Blue threadlocker is the everyday choice. It provides a medium-strength hold that resists vibration loosening but can be removed with normal hand tools whenever you need to service the joint. It’s suitable for bolts on water pumps, oil pans, bicycle components, furniture, and yard equipment.
Red threadlocker is a permanent solution. It creates a bond strong enough that you’ll need to heat the fastener to around 500°F with a torch before it will break free. Use it on structural bolts, suspension components, frame fasteners, and heavy machinery where you don’t expect to disassemble the joint under normal circumstances.
Apply threadlocker to clean, dry threads. A small drop on the bolt threads is sufficient. The compound cures in the absence of air once the fastener is assembled, so it won’t set until the bolt is installed.
Common Mistakes to Avoid
The single most common error is over-tightening. “Tighter is better” is not true with bolts. Exceeding the specified torque stretches the bolt past its elastic limit, weakens it, and can crack the material it’s threaded into. Aluminum parts, such as modern engine blocks and transmission housings, are especially vulnerable.
Using an impact wrench when a torque wrench is called for is another frequent mistake. Impact wrenches are excellent for removal and for initial snugging, but they don’t provide the controlled, measurable force needed for final tightening on precision assemblies. Snug with the impact, then finish with the torque wrench.

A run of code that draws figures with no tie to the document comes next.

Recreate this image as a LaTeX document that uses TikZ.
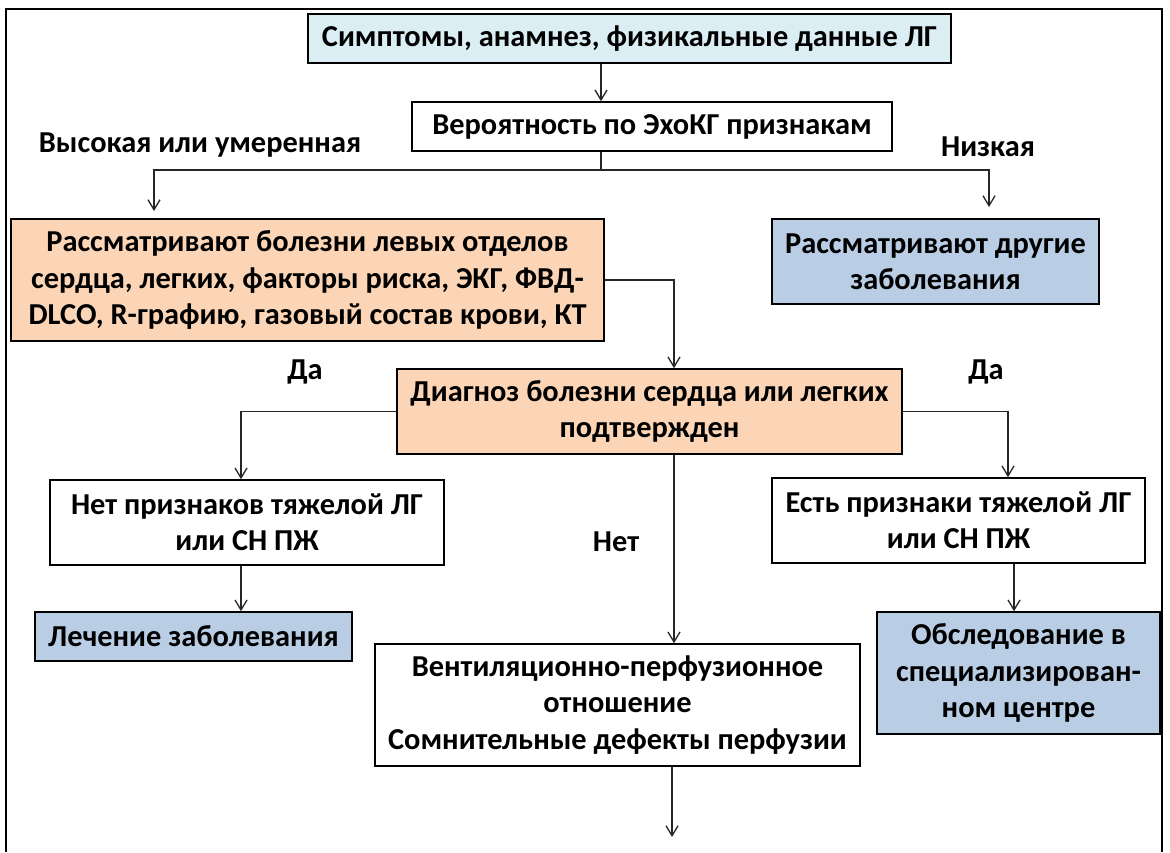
\documentclass[tikz,border=0pt]{standalone}
\usepackage{fontspec}
\setmainfont{Carlito}
\usetikzlibrary{arrows.meta, positioning}
\definecolor{topblue}{HTML}{DBEEF4}
\definecolor{peach}{HTML}{FBD5B5}
\definecolor{steel}{HTML}{B9CDE5}

\begin{document}
\begin{tikzpicture}[
  x=0.5pt, y=-0.5pt,
  box/.style={draw, line width=0.8pt, align=center, inner sep=2pt, font=\bfseries\fontsize{15.2}{18.2}\selectfont},
  lbl/.style={font=\bfseries\fontsize{15.2}{18.2}\selectfont},
  arr/.style={-{Straight Barb[length=5pt, width=6pt]}, line width=0.65pt, draw=black!85},
  link/.style={line width=0.65pt, draw=black!85}
]
\useasboundingbox (0,0) rectangle (1170,852);
\draw[line width=1pt] (6,852) -- (6,9) -- (1162,9) -- (1162,852);

% columns of the connectors
\coordinate (colA) at (601,0);
\coordinate (colL) at (241,0);
\coordinate (colM) at (674,0);
\coordinate (colR) at (1008,0);
\coordinate (colS) at (1014,0);

\node[box, fill=topblue, minimum width=321.5pt, minimum height=24.5pt] (sympt) at (629.5,38.5) {Симптомы, анамнез, физикальные данные ЛГ};
\node[box, fill=white, minimum width=240pt, minimum height=24.5pt] (prob) at (652,126.5) {Вероятность по ЭхоКГ признакам};
\node[lbl] (high) at (200,145) {Высокая или умеренная};
\node[lbl] (low) at (988,147) {Низкая};

\node[box, fill=peach, minimum width=296.5pt, minimum height=61pt] (lhs) at (307.5,280) {Рассматривают болезни левых отделов\\ сердца, легких, факторы риска, ЭКГ, ФВД-\\ DLCO, R-графию, газовый состав крови, КТ};
\node[box, fill=steel, minimum width=163.5pt, minimum height=42.5pt] (other) at (935.5,261.5) {Рассматривают другие\\ заболевания};

\node[box, fill=peach, minimum width=252.5pt, minimum height=42.5pt] (diag) at (649.5,411.5) {Диагноз болезни сердца или легких\\ подтвержден};
\node[lbl] (yesL) at (305,372) {Да};
\node[lbl] (yesR) at (986,372) {Да};
\node[lbl] (no) at (616,542) {Нет};

\node[box, fill=white, minimum width=197pt, minimum height=42.5pt] (nosev) at (247,522.5) {Нет признаков тяжелой ЛГ\\ или СН ПЖ};
\node[box, fill=white, minimum width=186.5pt, minimum height=42.5pt] (sev) at (958.5,520.5) {Есть признаки тяжелой ЛГ\\ или СН ПЖ};
\node[box, fill=steel, minimum width=158.5pt, minimum height=24.5pt] (treat) at (193.5,636.5) {Лечение заболевания};
\node[box, fill=steel, minimum width=141.5pt, minimum height=61pt] (center) at (1018.5,673) {Обследование в\\ специализирован-\\ ном центре};
\node[box, fill=white, minimum width=242.5pt, minimum height=61pt] (vq) at (617.5,705) {Вентиляционно-перфузионное\\ отношение\\ Сомнительные дефекты перфузии};

% top part
\coordinate (fork) at (601,170);
\coordinate (hiEnd) at (154,211);
\coordinate (loEnd) at (989,207);
\draw[arr] (sympt.south -| colA) -- (prob.north -| colA);
\draw[link] (prob.south -| colA) -- (fork);
\draw[arr] (fork) -| (hiEnd);
\draw[arr] (fork) -| (loEnd);
\draw[arr] (lhs.east) -| (diag.north -| colM);

% yes / no branches
\draw[arr] (diag.west) -| (nosev.north -| colL);
\draw[arr] (diag.east) -| (sev.north -| colR);
\draw[arr] (diag.south -| colM) -- (vq.north -| colM);
\draw[arr] (nosev.south -| colL) -- (treat.north -| colL);
\draw[arr] (sev.south -| colS) -- (center.north -| colS);

\coordinate (down) at (672,837);
\draw[arr] (vq.south -| down) -- (down);
\end{tikzpicture}
\end{document}
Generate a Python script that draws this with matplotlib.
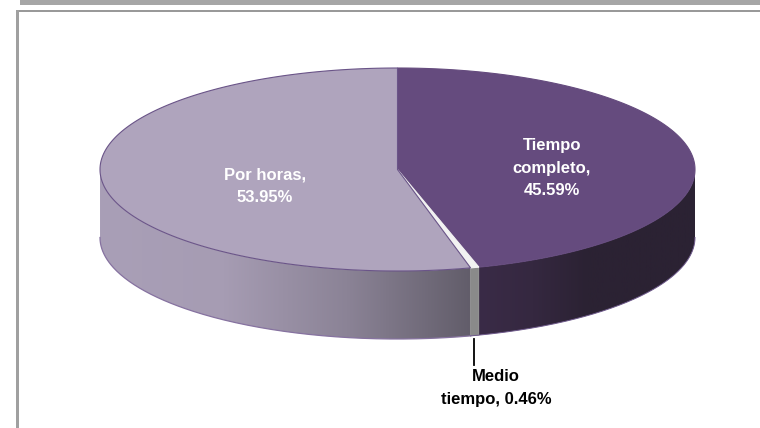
"""Pie 3D: tipo de jornada (Tiempo completo / Medio tiempo / Por horas)."""
import matplotlib

matplotlib.use("Agg")
import matplotlib.pyplot as plt
import numpy as np
from matplotlib.colors import LinearSegmentedColormap
from matplotlib.patches import Polygon, Rectangle

categories = ["Tiempo completo", "Medio tiempo", "Por horas"]
values = [45.59, 0.46, 53.95]
label_texts = ["Tiempo\ncompleto,\n45.59%", "Medio\ntiempo, 0.46%", "Por horas,\n53.95%"]

W, H = 760, 428
CX, CY, A, B, DEPTH = 397.5, 169.5, 297.5, 101.5, 68

TOP_COLORS = ["#654b7e", "#f2f2f2", "#afa4bd"]
EDGE = "#6a5488"


def rim(start, stop, n=200):
    t = np.radians(np.linspace(start, stop, n))
    return CX + A * np.sin(t), CY - B * np.cos(t)


def wall(start, stop):
    x, y = rim(start, stop)
    return np.r_[np.c_[x, y], np.c_[x[::-1], y[::-1] + DEPTH]]


def gradient_wall(start, stop, colors):
    # colors van de izquierda a derecha
    poly = Polygon(wall(start, stop), fc="none", ec="none", transform=ax.transData)
    ax.add_patch(poly)
    xs = poly.get_xy()[:, 0]
    cmap = LinearSegmentedColormap.from_list("side", colors)
    im = ax.imshow(np.linspace(0, 1, 256)[None, :], cmap=cmap, aspect="auto",
                   extent=(xs.min(), xs.max(), H, 0), zorder=1)
    im.set_clip_path(poly)


fig = plt.figure(figsize=(W / 100, H / 100), dpi=100)
ax = fig.add_axes([0, 0, 1, 1])
ax.axis("off")

# marco
ax.add_patch(Rectangle((20, 0), W - 20, 4.7, color="#a6a6a6", lw=0))
ax.add_patch(Rectangle((16, 10), W - 16, 2.2, color="#999999", lw=0))
ax.add_patch(Rectangle((16, 10), 2.6, H - 10, color="#a0a0a0", lw=0))

edges = np.concatenate([[0], np.cumsum(values)]) * 3.6

# costados: solo la mitad visible (90..270 grados)
gradient_wall(90, edges[1], ["#3a2b47", "#352840", "#2b2233", "#2b2233", "#2b2233"])
gradient_wall(edges[2], 270, ["#a99fb7", "#a69cb3", "#8b8396", "#625d6a"])
ax.add_patch(Polygon(wall(edges[1], edges[2]), fc="#8a8a8a", ec="#8a8a8a", lw=0.4, zorder=2))

# borde inferior
x, y = rim(edges[2], 270)
ax.plot(x, y + DEPTH, color="#8672a0", lw=0.9, zorder=2)
x, y = rim(90, edges[2])
ax.plot(x, y + DEPTH, color="#6f5a8c", lw=0.7, zorder=2)

# tapa
for i, col in enumerate(TOP_COLORS):
    x, y = rim(edges[i], edges[i + 1])
    ec = col if i < 2 else EDGE
    ax.add_patch(Polygon(np.r_[[[CX, CY]], np.c_[x, y]], fc=col, ec=ec, lw=0.8, zorder=3))

# guia y etiquetas
ax.plot([473.5, 473.5], [339, 365], color="black", lw=1.3, zorder=4)
txt = dict(family="Liberation Sans", weight="bold", fontsize=12, ha="center", va="center",
           linespacing=1.65, zorder=5)
ax.text(552, 168, label_texts[0], color="white", **txt)
ax.text(265, 186, label_texts[2], color="white", **txt)
ax.text(496, 388, label_texts[1], color="black", **txt)

ax.set_xlim(0, W)
ax.set_ylim(H, 0)
fig.savefig("out.png", dpi=100)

Reusing torque-to-yield bolts is a third pitfall. Once these fasteners have been stretched to their yield point, they’ve permanently deformed. Reusing them means starting from an unknown, weakened state. Replace them every time.
Finally, never tighten a bolt against a spinning nut (or vice versa) without holding the other side stationary. If both the bolt and nut rotate, you can’t build tension. Hold one side with a wrench while turning the other.